The West has no practical solutions to the wars in Russia and its backyard and, until recently, no will to stand up to Putin.
Just as World War Two began not over Hitler’s persecution of German Jews but his invasion of Poland, so too has Putin’s international folly finally sparked Western opprobrium.
That Putin’s tactics to quell Islamist insurgency in the North Caucasus have included extra-juridical murder in Europe and may have led to the radicalization of Europe’s Chechen diaspora has garnered only passing Western interest.
Similarly, the European Court of Human Rights’ decision this year that Russia had “violated the right to life” of 14 civilian men during the Second Chechen War elicited nary a response.
In the eyes of Western leaders, Russia’s war in the North Caucasus sits apart from its wider attempts to destabilize global security.
The North Caucasus, however, is not an isolated case.
Putin came to power noting that “my mission, my historic mission – it sounds pompous, but it is true – is to resolve the situation in the North Caucasus”.
Given such ambitions, it is little surprise that he now positions himself as the protector of Russian-speakers throughout the former Soviet Union.

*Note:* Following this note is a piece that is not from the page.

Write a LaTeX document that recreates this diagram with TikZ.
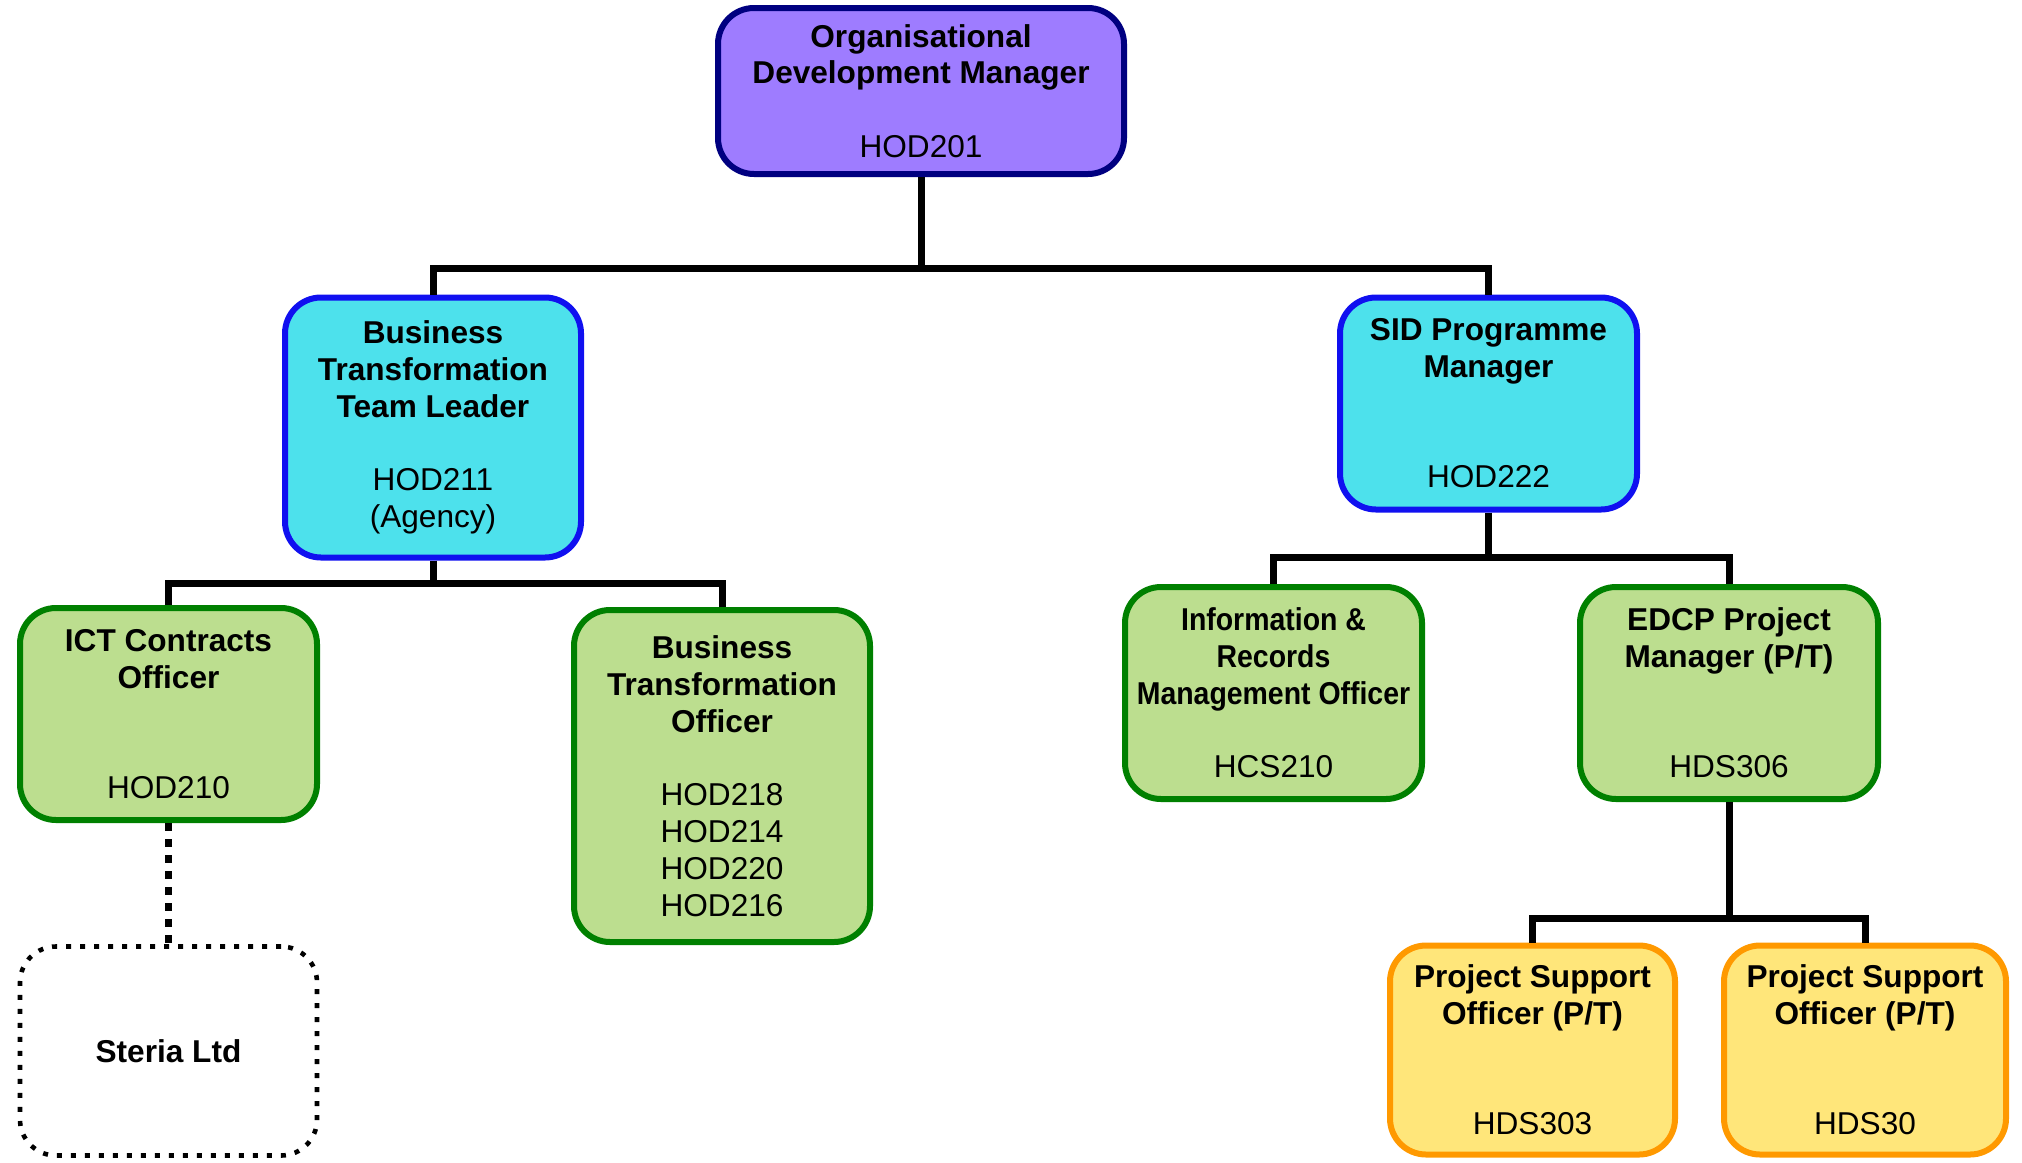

In addition, the North Caucasus republics fiercely supported Russia’s annexation of Crimea, while Chechnya’s Putinist puppet government has sent mercenaries to eastern Ukraine and Crimea to fight along side pro-Russian separatists.
Even more worryingly for Kiev, Putin appears to be rolling out his ‘Chechenization’ policy — the appointing of pro-Russia Kremlin-loyalists as regional leaders, who then wield supreme power — in Crimea.
Putin came to power on the back of a “small, victorious war” in Chechnya, and he has reasserted his domestic popularity by a similar endeavor in Ukraine.
But the lesson from the North Caucasus is clear: such wars are never small, and rarely end as its planners foresee.
Rather than demonstrating strength, they most often expose weakness.